_Dataset section_.
::::::

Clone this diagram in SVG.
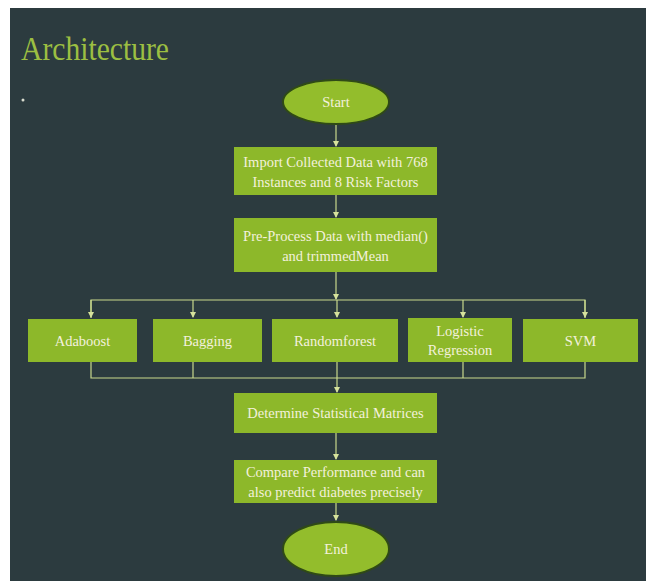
<svg xmlns="http://www.w3.org/2000/svg" width="654" height="581" viewBox="0 0 654 581">
  <defs>
    <style>
      .box { fill: #8db82a; }
      .oval { fill: #93bd2c; stroke: #2f4a16; stroke-width: 2; }
      .lbl { font-family: "Liberation Serif", "Times New Roman", serif; font-size: 14.5px; fill: #f3f1dc; text-anchor: middle; }
      .wire { fill: none; stroke: #c9d98c; stroke-width: 1.2; }
      .title { font-family: "Liberation Serif", "Times New Roman", serif; font-size: 33px; fill: #9cbf42; }
    </style>
    <marker id="arr" viewBox="0 0 6 6" refX="5" refY="3" markerWidth="5" markerHeight="5" orient="auto">
      <path d="M0,0 L6,3 L0,6 Z" fill="#d6e29c"/>
    </marker>
  </defs>

  <!-- page and slide background -->
  <rect x="0" y="0" width="654" height="581" fill="#ffffff"/>
  <rect x="10" y="8" width="636" height="573" fill="#2c3b3f"/>

  <text class="title" x="21" y="60" textLength="148" lengthAdjust="spacingAndGlyphs">Architecture</text>
  <circle cx="23" cy="100" r="1.5" fill="#d8dccf"/>

  <!-- connectors -->
  <g id="connectors">
    <line class="wire" x1="336" y1="124" x2="336" y2="146" marker-end="url(#arr)"/>
    <line class="wire" x1="336" y1="195" x2="336" y2="217" marker-end="url(#arr)"/>
    <line class="wire" x1="336" y1="272" x2="336" y2="299" marker-end="url(#arr)"/>
    <polyline class="wire" points="91,318 91,300 585,300 585,318"/>
    <line class="wire" x1="91" y1="300" x2="91" y2="317" marker-end="url(#arr)"/>
    <line class="wire" x1="193" y1="300" x2="193" y2="317" marker-end="url(#arr)"/>
    <line class="wire" x1="337" y1="300" x2="337" y2="317" marker-end="url(#arr)"/>
    <line class="wire" x1="463" y1="300" x2="463" y2="317" marker-end="url(#arr)"/>
    <line class="wire" x1="585" y1="300" x2="585" y2="317" marker-end="url(#arr)"/>
    <polyline class="wire" points="91,362 91,378 585,378 585,362"/>
    <line class="wire" x1="193" y1="362" x2="193" y2="378"/>
    <line class="wire" x1="337" y1="362" x2="337" y2="378"/>
    <line class="wire" x1="463" y1="362" x2="463" y2="378"/>
    <line class="wire" x1="337" y1="378" x2="337" y2="392" marker-end="url(#arr)"/>
    <line class="wire" x1="336" y1="433" x2="336" y2="459" marker-end="url(#arr)"/>
    <line class="wire" x1="336" y1="503" x2="336" y2="520" marker-end="url(#arr)"/>
  </g>

  <g id="start">
    <ellipse class="oval" cx="336" cy="102" rx="53" ry="22"/>
    <text class="lbl" x="336" y="107">Start</text>
  </g>

  <g id="import">
    <rect class="box" x="234" y="147" width="203" height="48"/>
    <text class="lbl" x="335.5" y="167">Import Collected Data with 768</text>
    <text class="lbl" x="335.5" y="187">Instances and 8 Risk Factors</text>
  </g>

  <g id="preprocess">
    <rect class="box" x="234" y="218" width="203" height="54"/>
    <text class="lbl" x="335.5" y="241">Pre-Process Data with median()</text>
    <text class="lbl" x="335.5" y="261">and trimmedMean</text>
  </g>

  <g id="adaboost">
    <rect class="box" x="28" y="319" width="109" height="43"/>
    <text class="lbl" x="82.5" y="346">Adaboost</text>
  </g>

  <g id="bagging">
    <rect class="box" x="153" y="319" width="109" height="43"/>
    <text class="lbl" x="207.5" y="346">Bagging</text>
  </g>

  <g id="randomforest">
    <rect class="box" x="272" y="319" width="126" height="43"/>
    <text class="lbl" x="335" y="346">Randomforest</text>
  </g>

  <g id="logistic">
    <rect class="box" x="408" y="318" width="104" height="44"/>
    <text class="lbl" x="460" y="336">Logistic</text>
    <text class="lbl" x="460" y="355">Regression</text>
  </g>

  <g id="svm">
    <rect class="box" x="523" y="319" width="115" height="43"/>
    <text class="lbl" x="580.5" y="346">SVM</text>
  </g>

  <g id="metrics">
    <rect class="box" x="234" y="393" width="203" height="40"/>
    <text class="lbl" x="335.5" y="418">Determine Statistical Matrices</text>
  </g>

  <g id="compare">
    <rect class="box" x="234" y="460" width="203" height="43"/>
    <text class="lbl" x="335.5" y="477">Compare Performance and can</text>
    <text class="lbl" x="335.5" y="497">also predict diabetes precisely</text>
  </g>

  <g id="end">
    <ellipse class="oval" cx="336" cy="549" rx="53" ry="27"/>
    <text class="lbl" x="336" y="554">End</text>
  </g>
</svg>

::::::

_Stated problem_. Print the full listing exactly, dropping the pictures.

_Expected answer_.
Clone this diagram in SVG.
<svg xmlns="http://www.w3.org/2000/svg" width="654" height="581" viewBox="0 0 654 581">
  <defs>
    <style>
      .box { fill: #8db82a; }
      .oval { fill: #93bd2c; stroke: #2f4a16; stroke-width: 2; }
      .lbl { font-family: "Liberation Serif", "Times New Roman", serif; font-size: 14.5px; fill: #f3f1dc; text-anchor: middle; }
      .wire { fill: none; stroke: #c9d98c; stroke-width: 1.2; }
      .title { font-family: "Liberation Serif", "Times New Roman", serif; font-size: 33px; fill: #9cbf42; }
    </style>
    <marker id="arr" viewBox="0 0 6 6" refX="5" refY="3" markerWidth="5" markerHeight="5" orient="auto">
      <path d="M0,0 L6,3 L0,6 Z" fill="#d6e29c"/>
    </marker>
  </defs>

  <!-- page and slide background -->
  <rect x="0" y="0" width="654" height="581" fill="#ffffff"/>
  <rect x="10" y="8" width="636" height="573" fill="#2c3b3f"/>

  <text class="title" x="21" y="60" textLength="148" lengthAdjust="spacingAndGlyphs">Architecture</text>
  <circle cx="23" cy="100" r="1.5" fill="#d8dccf"/>

  <!-- connectors -->
  <g id="connectors">
    <line class="wire" x1="336" y1="124" x2="336" y2="146" marker-end="url(#arr)"/>
    <line class="wire" x1="336" y1="195" x2="336" y2="217" marker-end="url(#arr)"/>
    <line class="wire" x1="336" y1="272" x2="336" y2="299" marker-end="url(#arr)"/>
    <polyline class="wire" points="91,318 91,300 585,300 585,318"/>
    <line class="wire" x1="91" y1="300" x2="91" y2="317" marker-end="url(#arr)"/>
    <line class="wire" x1="193" y1="300" x2="193" y2="317" marker-end="url(#arr)"/>
    <line class="wire" x1="337" y1="300" x2="337" y2="317" marker-end="url(#arr)"/>
    <line class="wire" x1="463" y1="300" x2="463" y2="317" marker-end="url(#arr)"/>
    <line class="wire" x1="585" y1="300" x2="585" y2="317" marker-end="url(#arr)"/>
    <polyline class="wire" points="91,362 91,378 585,378 585,362"/>
    <line class="wire" x1="193" y1="362" x2="193" y2="378"/>
    <line class="wire" x1="337" y1="362" x2="337" y2="378"/>
    <line class="wire" x1="463" y1="362" x2="463" y2="378"/>
    <line class="wire" x1="337" y1="378" x2="337" y2="392" marker-end="url(#arr)"/>
    <line class="wire" x1="336" y1="433" x2="336" y2="459" marker-end="url(#arr)"/>
    <line class="wire" x1="336" y1="503" x2="336" y2="520" marker-end="url(#arr)"/>
  </g>

  <g id="start">
    <ellipse class="oval" cx="336" cy="102" rx="53" ry="22"/>
    <text class="lbl" x="336" y="107">Start</text>
  </g>

  <g id="import">
    <rect class="box" x="234" y="147" width="203" height="48"/>
    <text class="lbl" x="335.5" y="167">Import Collected Data with 768</text>
    <text class="lbl" x="335.5" y="187">Instances and 8 Risk Factors</text>
  </g>

  <g id="preprocess">
    <rect class="box" x="234" y="218" width="203" height="54"/>
    <text class="lbl" x="335.5" y="241">Pre-Process Data with median()</text>
    <text class="lbl" x="335.5" y="261">and trimmedMean</text>
  </g>

  <g id="adaboost">
    <rect class="box" x="28" y="319" width="109" height="43"/>
    <text class="lbl" x="82.5" y="346">Adaboost</text>
  </g>

  <g id="bagging">
    <rect class="box" x="153" y="319" width="109" height="43"/>
    <text class="lbl" x="207.5" y="346">Bagging</text>
  </g>

  <g id="randomforest">
    <rect class="box" x="272" y="319" width="126" height="43"/>
    <text class="lbl" x="335" y="346">Randomforest</text>
  </g>

  <g id="logistic">
    <rect class="box" x="408" y="318" width="104" height="44"/>
    <text class="lbl" x="460" y="336">Logistic</text>
    <text class="lbl" x="460" y="355">Regression</text>
  </g>

  <g id="svm">
    <rect class="box" x="523" y="319" width="115" height="43"/>
    <text class="lbl" x="580.5" y="346">SVM</text>
  </g>

  <g id="metrics">
    <rect class="box" x="234" y="393" width="203" height="40"/>
    <text class="lbl" x="335.5" y="418">Determine Statistical Matrices</text>
  </g>

  <g id="compare">
    <rect class="box" x="234" y="460" width="203" height="43"/>
    <text class="lbl" x="335.5" y="477">Compare Performance and can</text>
    <text class="lbl" x="335.5" y="497">also predict diabetes precisely</text>
  </g>

  <g id="end">
    <ellipse class="oval" cx="336" cy="549" rx="53" ry="27"/>
    <text class="lbl" x="336" y="554">End</text>
  </g>
</svg>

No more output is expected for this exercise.